(Problem to solve): Repeat exactly the lines of the listing below, please, starting with the first and ending with the line containing "(stem) at (366,146.5);"; leave out the rest.

::: Material to process

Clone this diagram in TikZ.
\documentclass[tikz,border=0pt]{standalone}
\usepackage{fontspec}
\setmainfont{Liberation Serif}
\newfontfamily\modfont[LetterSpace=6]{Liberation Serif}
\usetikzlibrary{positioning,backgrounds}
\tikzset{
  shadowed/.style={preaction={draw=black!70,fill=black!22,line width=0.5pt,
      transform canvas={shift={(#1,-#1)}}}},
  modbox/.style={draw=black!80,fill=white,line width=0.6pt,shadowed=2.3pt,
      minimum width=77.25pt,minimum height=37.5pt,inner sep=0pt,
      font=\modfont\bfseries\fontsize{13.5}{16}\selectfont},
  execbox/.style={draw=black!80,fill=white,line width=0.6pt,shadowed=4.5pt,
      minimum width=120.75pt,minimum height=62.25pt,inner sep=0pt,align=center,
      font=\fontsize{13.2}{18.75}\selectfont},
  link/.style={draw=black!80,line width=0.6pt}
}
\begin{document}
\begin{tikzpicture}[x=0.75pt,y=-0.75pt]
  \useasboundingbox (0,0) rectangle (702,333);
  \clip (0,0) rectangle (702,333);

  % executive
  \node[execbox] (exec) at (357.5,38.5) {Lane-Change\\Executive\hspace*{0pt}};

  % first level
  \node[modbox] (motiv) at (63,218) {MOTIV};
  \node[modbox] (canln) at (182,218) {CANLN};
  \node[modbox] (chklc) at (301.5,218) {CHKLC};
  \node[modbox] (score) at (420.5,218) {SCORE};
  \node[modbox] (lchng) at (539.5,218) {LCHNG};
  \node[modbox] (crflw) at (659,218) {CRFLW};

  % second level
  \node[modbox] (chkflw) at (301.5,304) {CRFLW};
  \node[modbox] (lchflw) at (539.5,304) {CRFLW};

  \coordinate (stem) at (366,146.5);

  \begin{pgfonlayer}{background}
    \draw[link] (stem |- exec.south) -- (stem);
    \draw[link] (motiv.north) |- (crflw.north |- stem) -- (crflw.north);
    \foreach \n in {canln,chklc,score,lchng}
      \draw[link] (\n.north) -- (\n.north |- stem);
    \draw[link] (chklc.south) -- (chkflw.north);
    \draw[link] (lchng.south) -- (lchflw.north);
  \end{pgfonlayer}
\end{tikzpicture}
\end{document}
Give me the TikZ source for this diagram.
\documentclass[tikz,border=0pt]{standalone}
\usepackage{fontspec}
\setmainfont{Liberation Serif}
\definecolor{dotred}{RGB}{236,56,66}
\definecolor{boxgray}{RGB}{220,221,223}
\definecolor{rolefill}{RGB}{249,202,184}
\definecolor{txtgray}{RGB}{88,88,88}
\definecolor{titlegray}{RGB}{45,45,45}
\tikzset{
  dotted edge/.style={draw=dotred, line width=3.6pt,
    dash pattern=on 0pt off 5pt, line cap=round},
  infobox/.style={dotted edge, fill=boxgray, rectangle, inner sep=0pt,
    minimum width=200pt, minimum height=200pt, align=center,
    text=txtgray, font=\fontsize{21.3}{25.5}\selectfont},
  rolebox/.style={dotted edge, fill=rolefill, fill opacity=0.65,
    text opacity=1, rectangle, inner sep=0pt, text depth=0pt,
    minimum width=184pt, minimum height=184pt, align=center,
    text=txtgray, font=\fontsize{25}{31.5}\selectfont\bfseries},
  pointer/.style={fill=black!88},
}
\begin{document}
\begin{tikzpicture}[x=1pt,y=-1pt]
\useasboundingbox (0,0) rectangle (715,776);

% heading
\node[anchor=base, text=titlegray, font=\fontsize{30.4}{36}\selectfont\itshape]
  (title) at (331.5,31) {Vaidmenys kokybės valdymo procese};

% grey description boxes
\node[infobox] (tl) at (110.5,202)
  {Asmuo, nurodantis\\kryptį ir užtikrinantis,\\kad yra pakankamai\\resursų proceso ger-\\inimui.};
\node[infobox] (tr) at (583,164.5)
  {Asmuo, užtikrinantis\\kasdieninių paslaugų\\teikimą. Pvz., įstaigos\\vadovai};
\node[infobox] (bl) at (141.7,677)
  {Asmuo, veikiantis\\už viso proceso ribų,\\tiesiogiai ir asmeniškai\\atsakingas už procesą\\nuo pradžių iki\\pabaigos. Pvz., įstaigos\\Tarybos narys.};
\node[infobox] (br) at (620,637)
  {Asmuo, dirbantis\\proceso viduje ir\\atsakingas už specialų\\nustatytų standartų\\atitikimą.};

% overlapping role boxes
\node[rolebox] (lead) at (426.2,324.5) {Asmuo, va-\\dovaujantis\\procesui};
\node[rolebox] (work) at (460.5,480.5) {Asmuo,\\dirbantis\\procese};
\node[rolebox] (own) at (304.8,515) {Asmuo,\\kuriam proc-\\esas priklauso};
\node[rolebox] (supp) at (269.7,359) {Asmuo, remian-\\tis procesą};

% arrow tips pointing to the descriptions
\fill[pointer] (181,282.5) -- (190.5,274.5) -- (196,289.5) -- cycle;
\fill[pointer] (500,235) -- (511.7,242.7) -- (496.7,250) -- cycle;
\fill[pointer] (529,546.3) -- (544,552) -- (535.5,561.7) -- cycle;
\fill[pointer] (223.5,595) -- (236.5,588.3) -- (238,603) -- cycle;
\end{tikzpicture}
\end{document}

::::::

(The answer):
Clone this diagram in TikZ.
\documentclass[tikz,border=0pt]{standalone}
\usepackage{fontspec}
\setmainfont{Liberation Serif}
\newfontfamily\modfont[LetterSpace=6]{Liberation Serif}
\usetikzlibrary{positioning,backgrounds}
\tikzset{
  shadowed/.style={preaction={draw=black!70,fill=black!22,line width=0.5pt,
      transform canvas={shift={(#1,-#1)}}}},
  modbox/.style={draw=black!80,fill=white,line width=0.6pt,shadowed=2.3pt,
      minimum width=77.25pt,minimum height=37.5pt,inner sep=0pt,
      font=\modfont\bfseries\fontsize{13.5}{16}\selectfont},
  execbox/.style={draw=black!80,fill=white,line width=0.6pt,shadowed=4.5pt,
      minimum width=120.75pt,minimum height=62.25pt,inner sep=0pt,align=center,
      font=\fontsize{13.2}{18.75}\selectfont},
  link/.style={draw=black!80,line width=0.6pt}
}
\begin{document}
\begin{tikzpicture}[x=0.75pt,y=-0.75pt]
  \useasboundingbox (0,0) rectangle (702,333);
  \clip (0,0) rectangle (702,333);

  % executive
  \node[execbox] (exec) at (357.5,38.5) {Lane-Change\\Executive\hspace*{0pt}};

  % first level
  \node[modbox] (motiv) at (63,218) {MOTIV};
  \node[modbox] (canln) at (182,218) {CANLN};
  \node[modbox] (chklc) at (301.5,218) {CHKLC};
  \node[modbox] (score) at (420.5,218) {SCORE};
  \node[modbox] (lchng) at (539.5,218) {LCHNG};
  \node[modbox] (crflw) at (659,218) {CRFLW};

  % second level
  \node[modbox] (chkflw) at (301.5,304) {CRFLW};
  \node[modbox] (lchflw) at (539.5,304) {CRFLW};

  \coordinate (stem) at (366,146.5);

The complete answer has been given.